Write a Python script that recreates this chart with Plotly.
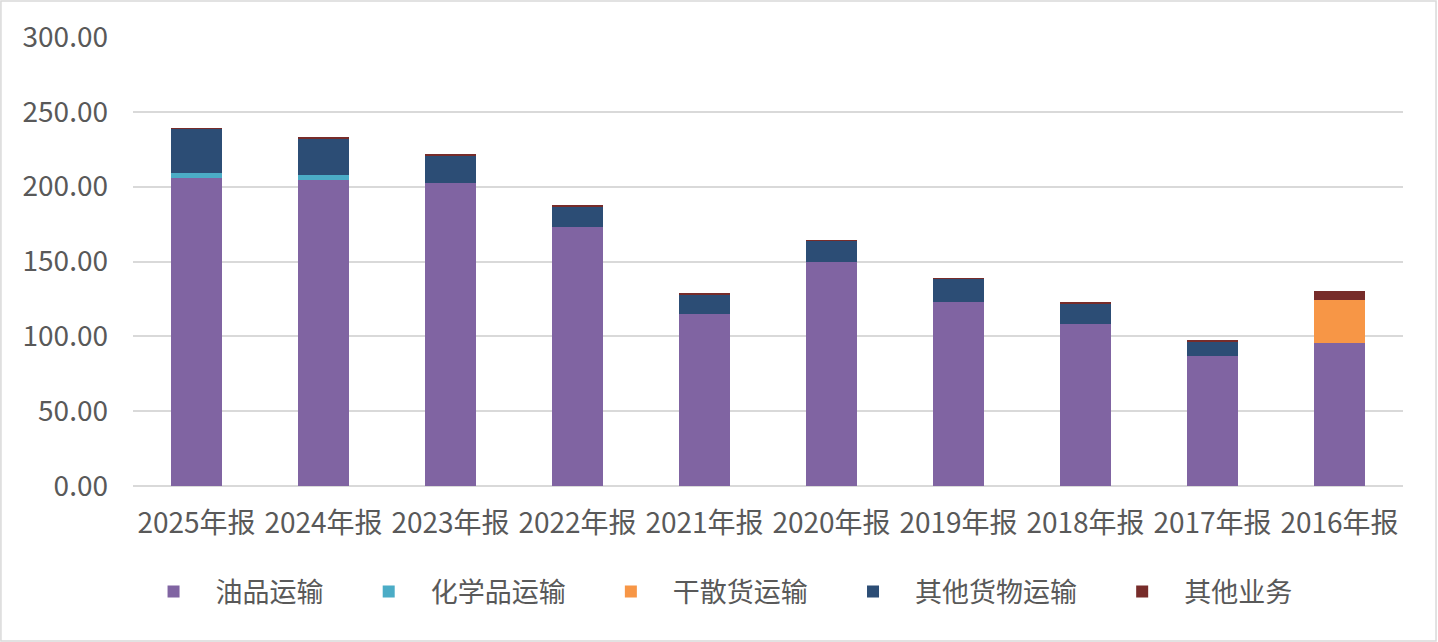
import plotly.graph_objects as go

years = ["2025年报", "2024年报", "2023年报", "2022年报", "2021年报",
         "2020年报", "2019年报", "2018年报", "2017年报", "2016年报"]

oil = [205.6, 204.4, 202.4, 172.8, 114.7, 149.4, 123.2, 108.2, 87.1, 95.3]
chemical = [3.7, 3.2, 0, 0, 0, 0, 0, 0, 0, 0]
dry_bulk = [0, 0, 0, 0, 0, 0, 0, 0, 0, 29.0]
other_cargo = [29.4, 24.9, 18.6, 14.0, 13.4, 14.3, 15.4, 13.8, 8.9, 0]
other_biz = [0.4, 0.3, 0.2, 0.6, 0.3, 0.3, 0.3, 1.1, 1.4, 6.0]

series = [
    ("油品运输", oil, "#8064A2"),
    ("化学品运输", chemical, "#4BACC6"),
    ("干散货运输", dry_bulk, "#F79646"),
    ("其他货物运输", other_cargo, "#2C4D75"),
    ("其他业务", other_biz, "#772C2A"),
]

pad = "\u00a0" * 3
fig = go.Figure()
for name, vals, col in series:
    fig.add_trace(go.Bar(x=years, y=vals, name=name + pad, marker_color=col,
                         marker_line_width=0))

fig.update_layout(
    barmode="stack",
    bargap=0.6,
    width=1438, height=642,
    margin=dict(l=133, r=35, t=37, b=156),
    plot_bgcolor="white",
    paper_bgcolor="white",
    font=dict(family="Noto Sans CJK SC, sans-serif", size=26, color="#595959"),
    legend=dict(orientation="h", x=0.465, xanchor="center", y=-0.236, yanchor="middle",
                font=dict(size=27, color="#595959"), itemwidth=74,
                traceorder="normal"),
    shapes=[dict(type="rect", xref="paper", yref="paper", x0=-0.104, x1=1.026,
                 y0=-0.345, y1=1.08, line=dict(color="#D9D9D9", width=1.5))],
)
fig.update_xaxes(showline=False, ticks="", tickfont=dict(size=28),
                 ticklabelstandoff=18)
fig.update_yaxes(range=[0, 300], dtick=50, tickformat=".2f", gridcolor="#D9D9D9",
                 gridwidth=1.5, zeroline=True, zerolinecolor="#D9D9D9",
                 zerolinewidth=1.5, tickfont=dict(size=28), ticklabelstandoff=24)

fig.write_html("out.html", config={"displayModeBar": False},
               post_script="document.body.style.margin='0';document.body.style.overflow='hidden';")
───
▶ [What this task involves]:
Set down again, exactly, the lines of the material above from its first line to the one with "marker_line_width=0))", inclusive. Leave the pictures out.

▶ [Full answer]:
Write a Python script that recreates this chart with Plotly.
import plotly.graph_objects as go

years = ["2025年报", "2024年报", "2023年报", "2022年报", "2021年报",
         "2020年报", "2019年报", "2018年报", "2017年报", "2016年报"]

oil = [205.6, 204.4, 202.4, 172.8, 114.7, 149.4, 123.2, 108.2, 87.1, 95.3]
chemical = [3.7, 3.2, 0, 0, 0, 0, 0, 0, 0, 0]
dry_bulk = [0, 0, 0, 0, 0, 0, 0, 0, 0, 29.0]
other_cargo = [29.4, 24.9, 18.6, 14.0, 13.4, 14.3, 15.4, 13.8, 8.9, 0]
other_biz = [0.4, 0.3, 0.2, 0.6, 0.3, 0.3, 0.3, 1.1, 1.4, 6.0]

series = [
    ("油品运输", oil, "#8064A2"),
    ("化学品运输", chemical, "#4BACC6"),
    ("干散货运输", dry_bulk, "#F79646"),
    ("其他货物运输", other_cargo, "#2C4D75"),
    ("其他业务", other_biz, "#772C2A"),
]

pad = "\u00a0" * 3
fig = go.Figure()
for name, vals, col in series:
    fig.add_trace(go.Bar(x=years, y=vals, name=name + pad, marker_color=col,
                         marker_line_width=0))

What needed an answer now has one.